June 23, 2004

Asimov, and Simplistic Social Networks

Cory Doctrow blames Isaac Asimov's simplistic three laws of robotics for a growing societal oversimplification of social and moral issues:

Yet Asimov's reductionist approach to human interaction may be his most lasting influence. His thinking is alive and well and likely filling your inbox at this moment with come-ons asking you to identify your friends and rate their "sexiness" on a scale of one to three. Today's social networking services like Friendster and Orkut collapse the subtle continuum of friendship and trust into a blunt equation that says, "So-and-so is indeed my friend," and "I trust so-and-so to see all my other 'friends.'" These systems demand that users configure their relationships in a way that's easily modeled in software. It reflects a mechanistic view of human interaction: "If Ann likes Bob and Bob hates Cindy, then Ann hates Cindy." The idea that we can take our social interactions and code them with an Asimovian algorithm ("allow no harm, obey all orders, protect yourself") is at odds with the messy, unpredictable world. The Internet succeeds because it is nondeterministic and unpredictable: The Net's underlying TCP/IP protocol makes no quality of service guarantees and promises nothing about the route a message will take or whether it will arrive.

- Cory Doctorow, in Wired: Rise of the Machines

While I respect Cory, and enjoy his thoughtful work (such as his recent DRM rant), my instinctive reaction is to disagree--both about his characterization of Asimov, and about his characterization of social networks.

I can meaningfully disagree with his reading of Asimov: each of the stories in "I, Robot" suggests, in one way or another, that the three laws aren't nearly as simple as they seem. In "Evidence," an entity that may or may not be a robot runs for mayor of New York. He is observed to punch someone--a clear violation of the First Law, which means he must not be a robot, right? In "Liar!", a robot tries to figure out how to define "injury." And so on.

Similarly, his claim that social network services reflect a "mechanistic view" of human relationships is, I think, a little unfair. Perhaps Orkut (and Friendster, and similar) do force an odd feeling set of limitations on the world, but in that, they are doing no better (or worse) than any other operationalization of social interaction.

Look, for example, at this article on social network analysis that I picked, more or less at random.

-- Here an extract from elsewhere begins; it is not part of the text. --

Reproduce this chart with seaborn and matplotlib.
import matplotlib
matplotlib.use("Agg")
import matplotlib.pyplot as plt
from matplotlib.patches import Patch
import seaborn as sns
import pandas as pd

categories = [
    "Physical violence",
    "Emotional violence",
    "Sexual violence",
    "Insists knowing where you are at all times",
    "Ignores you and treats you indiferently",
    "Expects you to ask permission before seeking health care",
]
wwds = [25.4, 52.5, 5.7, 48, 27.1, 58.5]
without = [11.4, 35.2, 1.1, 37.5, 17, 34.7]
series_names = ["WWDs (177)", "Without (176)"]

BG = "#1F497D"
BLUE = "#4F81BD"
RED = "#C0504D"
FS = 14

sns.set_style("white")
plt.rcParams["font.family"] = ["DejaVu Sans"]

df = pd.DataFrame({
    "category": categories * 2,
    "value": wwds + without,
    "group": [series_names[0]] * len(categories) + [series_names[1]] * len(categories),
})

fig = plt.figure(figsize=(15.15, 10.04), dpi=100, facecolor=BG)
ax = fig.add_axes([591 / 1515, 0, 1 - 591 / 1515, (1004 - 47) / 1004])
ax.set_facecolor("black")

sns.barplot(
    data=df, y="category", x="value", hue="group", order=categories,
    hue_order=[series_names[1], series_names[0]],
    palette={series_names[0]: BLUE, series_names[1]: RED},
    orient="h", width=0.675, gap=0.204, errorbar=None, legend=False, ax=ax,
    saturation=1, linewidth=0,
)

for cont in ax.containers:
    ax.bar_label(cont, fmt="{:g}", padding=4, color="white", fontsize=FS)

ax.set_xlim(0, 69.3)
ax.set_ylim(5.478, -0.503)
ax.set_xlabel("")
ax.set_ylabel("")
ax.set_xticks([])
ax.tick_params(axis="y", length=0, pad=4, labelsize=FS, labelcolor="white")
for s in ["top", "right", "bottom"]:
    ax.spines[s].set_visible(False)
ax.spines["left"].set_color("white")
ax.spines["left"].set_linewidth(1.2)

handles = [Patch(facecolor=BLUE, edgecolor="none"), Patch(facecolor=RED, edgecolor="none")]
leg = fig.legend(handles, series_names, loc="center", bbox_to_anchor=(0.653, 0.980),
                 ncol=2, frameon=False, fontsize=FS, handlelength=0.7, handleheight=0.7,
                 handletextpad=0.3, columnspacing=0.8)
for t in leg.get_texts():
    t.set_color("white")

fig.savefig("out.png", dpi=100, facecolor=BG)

Asking people about their interaction with others –their communications, their exchange of advice and other resources – remains the source of most sociocentric network data. When groups are small (up to 150, but usually 20-60) the researcher can list the members’ names and ask each person how well they know each other person (on a scale of 0 to 5, for example), or how often they interact with each other person (for example, once a week, once a month or never). For example, a researcher may present all students ina class with a list of all the students in the class and ask them to rate how well they know each one. (Christopher McCarty, "Social Network Analysis," 20031).

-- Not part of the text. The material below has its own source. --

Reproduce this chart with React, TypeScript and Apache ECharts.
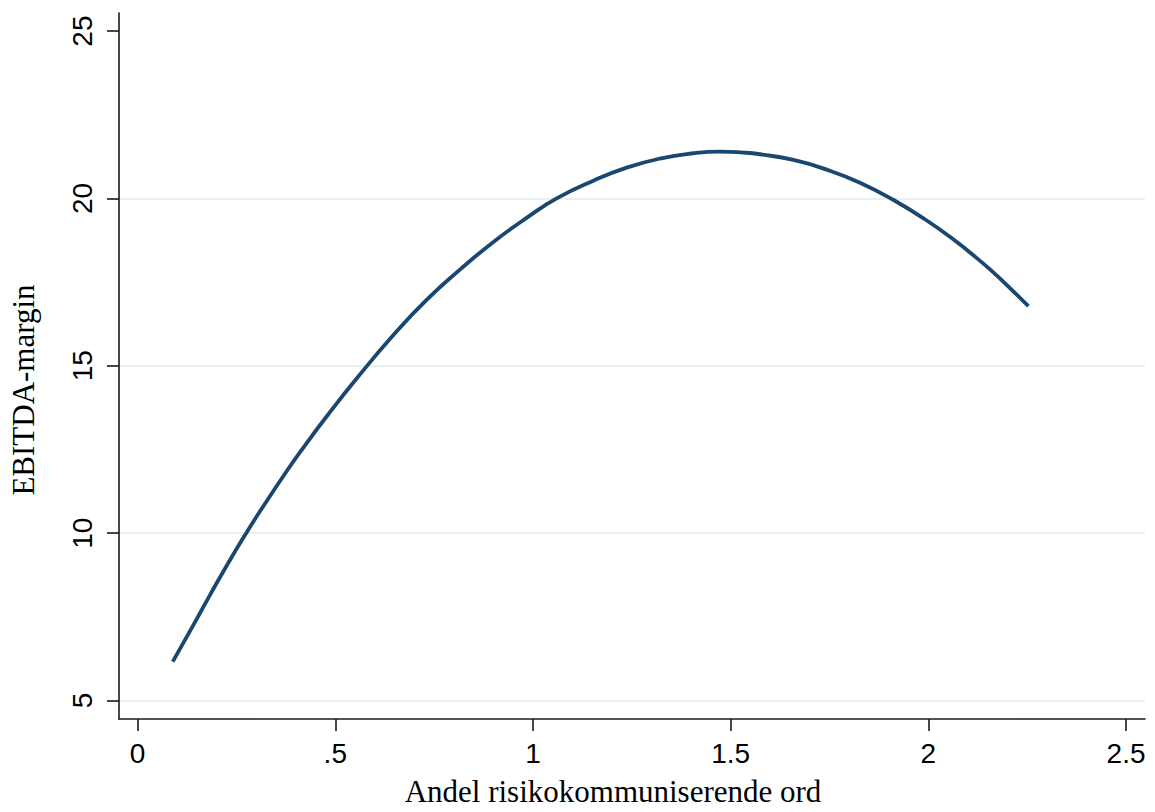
import { useEffect, useRef } from "react";
import * as echarts from "echarts";

// Fitted EBITDA-margin along the share of risk-communicating words
const riskWordShare = [
  0.089, 0.141, 0.183, 0.226, 0.272, 0.31, 0.377, 0.419, 0.479, 0.554, 0.647,
  0.731, 0.816, 0.9, 0.984, 1.06, 1.153, 1.237, 1.321, 1.406, 1.473, 1.532,
  1.574, 1.659, 1.743, 1.827, 1.911, 1.996, 2.072, 2.114, 2.156, 2.198, 2.253,
];
const ebitdaMargin = [
  6.16, 7.25, 8.15, 9.04, 9.95, 10.66, 11.85, 12.55, 13.5, 14.62, 15.92, 16.97,
  17.88, 18.7, 19.42, 20.0, 20.53, 20.92, 21.19, 21.35, 21.4, 21.37, 21.32,
  21.15, 20.86, 20.47, 19.96, 19.34, 18.7, 18.3, 17.88, 17.42, 16.78,
];

const xTickValues = [0, 0.5, 1, 1.5, 2, 2.5];
const yTickValues = [5, 10, 15, 20, 25];
const xRange = [-0.047, 2.548];
const yRange = [4.447, 25.54];

const xTitle = "Andel risikokommuniserende ord";
const yTitle = "EBITDA-margin";

const formatTick = (v: number) => (v === 0 ? "0" : String(v).replace(/^0\./, "."));

export default function App() {
  const ref = useRef<HTMLDivElement>(null);

  useEffect(() => {
    if (!ref.current) return;
    const chart = echarts.init(ref.current, null, { renderer: "svg" });
    const points = riskWordShare.map((x, i) => [x, ebitdaMargin[i]]);
    const gridColor = "#e8f0f2";

    chart.setOption({
      animation: false,
      backgroundColor: "#ffffff",
      grid: { left: 119, right: 10, top: 13, bottom: 93, containLabel: false },
      xAxis: {
        type: "value",
        min: xRange[0],
        max: xRange[1],
        name: xTitle,
        nameLocation: "middle",
        nameGap: 57,
        nameTextStyle: {
          fontFamily: "Liberation Serif",
          fontSize: 31,
          color: "#000",
          padding: [0, 38, 0, 0],
        },
        axisLine: { show: true, onZero: false, lineStyle: { color: "#1a1a1a", width: 1.6 } },
        axisTick: {
          show: true,
          length: 12,
          customValues: xTickValues,
          lineStyle: { color: "#1a1a1a", width: 1.6 },
        },
        axisLabel: {
          customValues: xTickValues,
          formatter: formatTick,
          margin: 20,
          fontFamily: "Liberation Sans",
          fontSize: 28,
          color: "#000",
        },
        splitLine: { show: false },
      },
      yAxis: {
        type: "value",
        min: yRange[0],
        max: yRange[1],
        name: yTitle,
        nameLocation: "middle",
        nameRotate: 90,
        nameGap: 80,
        nameTextStyle: {
          fontFamily: "Liberation Serif",
          fontSize: 31,
          color: "#000",
          padding: [0, 48, 0, 0],
        },
        axisLine: { show: true, onZero: false, lineStyle: { color: "#1a1a1a", width: 1.6 } },
        axisTick: {
          show: true,
          length: 12,
          customValues: yTickValues,
          lineStyle: { color: "#1a1a1a", width: 1.6 },
        },
        axisLabel: {
          customValues: yTickValues,
          rotate: 90,
          margin: 23,
          fontFamily: "Liberation Sans",
          fontSize: 28,
          color: "#000",
        },
        splitLine: {
          show: true,
          lineStyle: {
            color: [gridColor, gridColor, gridColor, gridColor, "rgba(0,0,0,0)"],
            width: 2,
          },
        },
      },
      series: [
        {
          type: "line",
          data: points,
          showSymbol: false,
          smooth: 0.5,
          lineStyle: { color: "#1a476f", width: 3.8 },
          itemStyle: { color: "#1a476f" },
        },
      ],
    });

    return () => chart.dispose();
  }, []);

  return (
    <div
      ref={ref}
      style={{ position: "fixed", left: 0, top: 0, width: 1155, height: 812, background: "#fff" }}
    />
  );
}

It's reductionist, but it's the source of a lot of useful data. For better or worse, a social network analyst needs to decide--at some point or another--what to do relative to a pair of people. Are they connected, for purposes of information transfer or social dependance or something? If no decisions are made, you don't get pretty pictures. Scientists constantly have to model systems (where "model" basically means "to yank out the confusing bits, leaving the parts that can be usefully operationalized.")

Essentially, you can hate Orkut for forcing a "Yes/No" (or 1-5) answer, but you risk hating the entire field of sociology at once. (There is another argument that those techniques should not be applied to online services--an argument that I largely agree with--but that doesn't seem to be what Cory is saying here.)

Which means that scientists in all fields are busily scraping away details, leaving stark and ugly systems. Newton's laws tell us very little about the color or shape--or even friction--of the object in motion. Yes, it's a messier world than that, but we can get a lot of work done by simplifying the model.

The notion that Asimov's three laws are somehow to blame for scientific oversimplication, then, becomes an odd joke. Asimov was surely influenced by the scientific desire to constrain systems to simple laws: he was trained as a scientist and earned a PhD; his work contains not only the three laws but the odd notion of Psychohistory: a deterministic set of equations that describe the actions of many people. Psychohistory is a condensed attempt to simplify all of sociology, history, anthropology, and psychology in a series of rather complex equations.

Asimov promptly spends the entire Foundation series showing various failures of the psychohistorical model: mutations the model didn't predict, systems that tumbled faster or slower than the model expected, and similar.

Perhaps a wiser critic than I might write about whether Asimov's work reflects this tension, whether there is a deeper purpose to the way he sets up models only to tear them down and poke holes in them. Cory might argue, too, that even if Asimov knew it, others don't get it, and so he would be disappointed by the application of this.

I'll simply suggest that Asimov was clearly aware of the limitations of these models.

1 From the Sage Encyclopedia of Community, Karen Christiansen and David Levinson, eds.